Verification Checklist

FAQ

Why does indexing the STIX pattern field directly never match my logs?

Because pattern is an expression, not a value. A STIX indicator stores [ipv4-addr:value = '198.51.100.1'], so a SIEM that indexes the raw pattern is comparing your source.ip field against the whole bracketed string — which never equals a bare IP. You have to parse the pattern (with stix2-patterns, not ad-hoc regex on compound expressions), extract the observable path and value, map the path to a canonical IOC type, and index that typed value. Only then does a normalized indicator line up byte-for-byte with normalized telemetry.

How do I stop TAXII polling from re-ingesting the entire feed every cycle?

Persist the added_after cursor per collection and always pass limit. On each poll, request objects added after the stored timestamp, advance the cursor to the newest modified value you saw, and write it back atomically before the next cycle. Without that cursor the connector replays history on every run, which is what floods the correlation engine. Pair it with exponential backoff on 429 responses so a busy server throttles you gracefully rather than dropping pages.

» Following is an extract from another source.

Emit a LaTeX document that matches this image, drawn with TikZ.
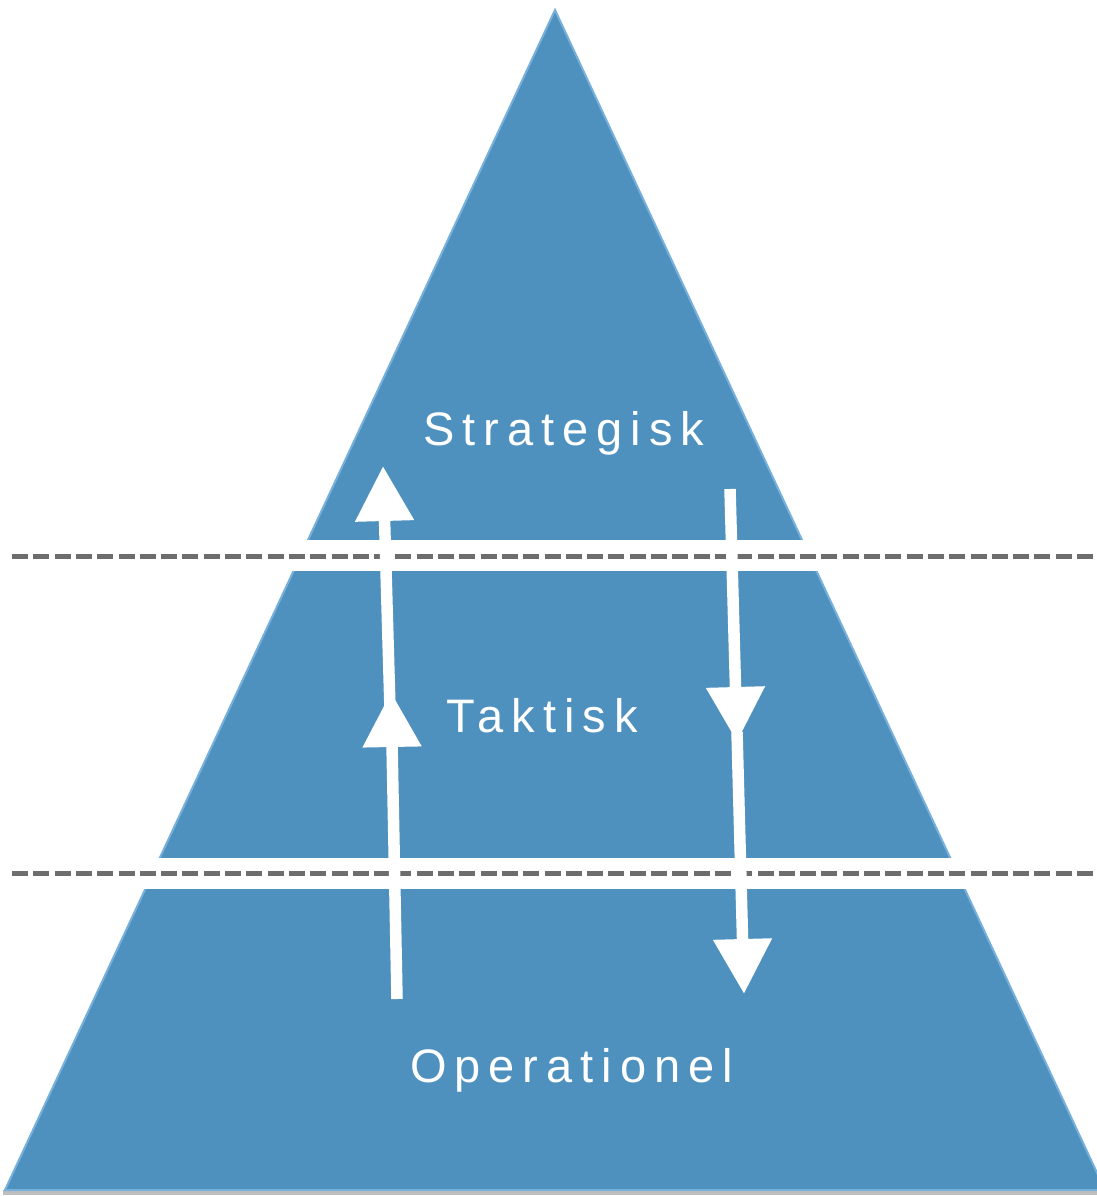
\documentclass[tikz,border=0pt]{standalone}
\usepackage{fontspec}
\setmainfont{Liberation Sans}
\usetikzlibrary{arrows.meta}
\definecolor{pyrblue}{RGB}{78,145,190}
\definecolor{pyredge}{RGB}{120,176,220}
\definecolor{dashgray}{RGB}{109,109,109}
\tikzset{
  levellabel/.style={text=white, inner sep=0pt, anchor=base west,
    font=\fontsize{47}{56}\selectfont\addfontfeature{LetterSpace=17}},
  band/.style={fill=white, draw=none},
  divider/.style={draw=dashgray, line width=5pt, dash pattern=on 16pt off 5.3pt},
  flow/.style={draw=white, line width=11.5pt,
    -{Triangle[length=55pt,width=56pt]}},
}
\begin{document}
\begin{tikzpicture}[x=1pt,y=-1pt]
\useasboundingbox (0,0) rectangle (1096,1196);
% coordinates
\coordinate (apex) at (555,10);
\coordinate (bl) at (5,1190);
\coordinate (br) at (1105,1190);
% shadow
\fill[black!25] (3,1190) rectangle (1105,1195);
% pyramid
\fill[pyrblue, draw=pyredge, line width=2pt] (apex) -- (bl) -- (br) -- cycle;
% bands
\fill[band] (0,540) rectangle (1096,571);
\fill[band] (0,858) rectangle (1096,889);
% dashed dividers
\coordinate (d1a) at (12,556);
\coordinate (d1b) at (1096,556);
\coordinate (d2a) at (12,873);
\coordinate (d2b) at (1096,873);
\draw[divider] (d1a) -- (d1b);
\draw[divider] (d2a) -- (d2b);
% up arrow
\coordinate (u0) at (397,999);
\coordinate (u1) at (391,692);
\coordinate (u2) at (391,744);
\coordinate (u3) at (383,466);
\draw[flow] (u0) -- (u1);
\draw[flow] (u2) -- (u3);
% down arrow
\coordinate (w0) at (730,489);
\coordinate (w1) at (737,742);
\coordinate (w2) at (737,732);
\coordinate (w3) at (744,994);
\draw[flow] (w0) -- (w1);
\draw[flow] (w2) -- (w3);
% labels
\node[levellabel] (strat) at (423,445) {Strategisk};
\node[levellabel] (takt) at (446,732) {Taktisk};
\node[levellabel] (oper) at (410,1082) {Operationel};
\end{tikzpicture}
\end{document}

What TTL should indicators get when the feed omits valid_until?

Apply a default at ingest rather than letting the indicator live forever. Ninety days is a reasonable baseline for commodity IOCs measured from valid_from (or created if absent). Override it per source and type: tracked threat infrastructure may justify a longer or indefinite bound, while high-churn OSINT lists deserve a shorter one. Store the resulting valid_until on the record so the matcher can drop it deterministically, and decay confidence as expiry approaches so an aging indicator weighs less in the alert score instead of firing at full strength on its last day.